Baked Brie and Camembert with Warm Bread Bites
Bread Dough: (or use one loaf of frozen bread dough or 12 frozen roll dough, thawed)
- 2 3/4 - 3 cups all-purpose flour
- 2 1/2 tsp instant yeast or active dry yeast
- 1 tsp fine salt
- 1 cup milk warmed but not hot
- 2 Tbsp vegetable oil or melted butter
- 1 round Camembert
- 1 round Brie
Brown Sugar Pecan Cheese Topping (I used on Brie):
- 3 Tbsp chopped pecans
- 1 Tbsp brown sugar
- 2 tsp butter
Walnut, Thyme and Honey Cheese Topping (I used on Camembert):
- 2 Tbsp honey plus more to drizzle top after baking
- 2 tsp fresh thyme leaves
- 3 Tbsp chopped walnuts
- Pinch Finishing salt such as Fleur de sel
- *Starting with frozen bread dough: Thaw dough then skip to "Cutting and Shaping Dough below.
- For making bread dough: (If using pre-made dough, skip ahead to make the dip and then Cutting/shaping dough below)
- Add two cups of the flour to a large bowl of the bowl of a stand mixer fitted with a kneading hook. Add salt and combine. Warm milk to lukewarm. Stir in yeast and let stand a few minutes. Add yeast mixture to bowl, along with the vegetable oil or melted butter. Mix and add additional flour in 1/4 cup increments until a smooth dough forms. Knead until smooth. Transfer dough to an oiled bowl. Cover with plastic wrap and let rise until doubled, about 1 hour.
- Cutting/shaping dough: Turn dough out onto a lightly floured cutting board. Using a sharp knife or bench scraper, cut the dough into 32 equal pieces, about 1-inch diameter. (I cut in half, then each piece in half, then repeat cutting each piece into equal parts until I have 32 small pieces). If starting with thawed roll dough, cut each roll into 3 pieces. Shape each piece into a small ball by pinching the edges together underneath.
- Place a piece of parchment paper onto your serving board or platter. Place your two cheese rounds out, leaving several inches between. Begin arranging your dough balls around the outside of your cheese rounds, leaving a 1/4-inch between the dough balls. Once arranged, gently slide it all on the parchment paper to a baking sheet. Cover with a clean tea towel and let rise until rolls have doubled, about 30 minutes.

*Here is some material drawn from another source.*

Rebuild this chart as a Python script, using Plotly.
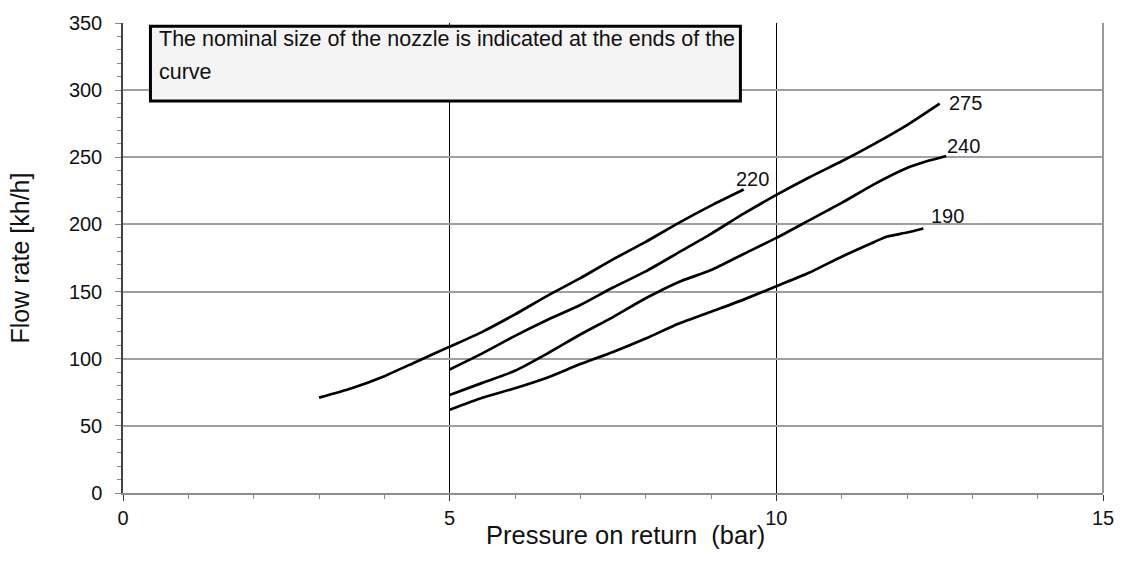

- Meanwhile, preheat oven to 375F. and prepare the ingredients for the cheese topping.
- For Brown Sugar Pecan Topping: combine pecans and brown sugar. Spoon on top of unbaked cheese. Dot top with butter.
- For Walnut, Thyme and Honey Topping: combine walnuts and thyme leaves. Top with honey and a pinch of finishing salt, such as Fleur de sel.
- Once dough has risen, place the toppings onto the cheese rounds. Brush rolls all over with egg wash and top with poppy and/or sesame seeds, if desired.
- Bake in preheated oven for 23-25 minutes, or until rolls are golden and sound hollow when tapped. Remove from oven and let stand 5 minutes before sliding off the baking sheet (still on the parchment) and onto your serving board. Cut or tear the excess parchment from around the outside of the rolls. Serve warm.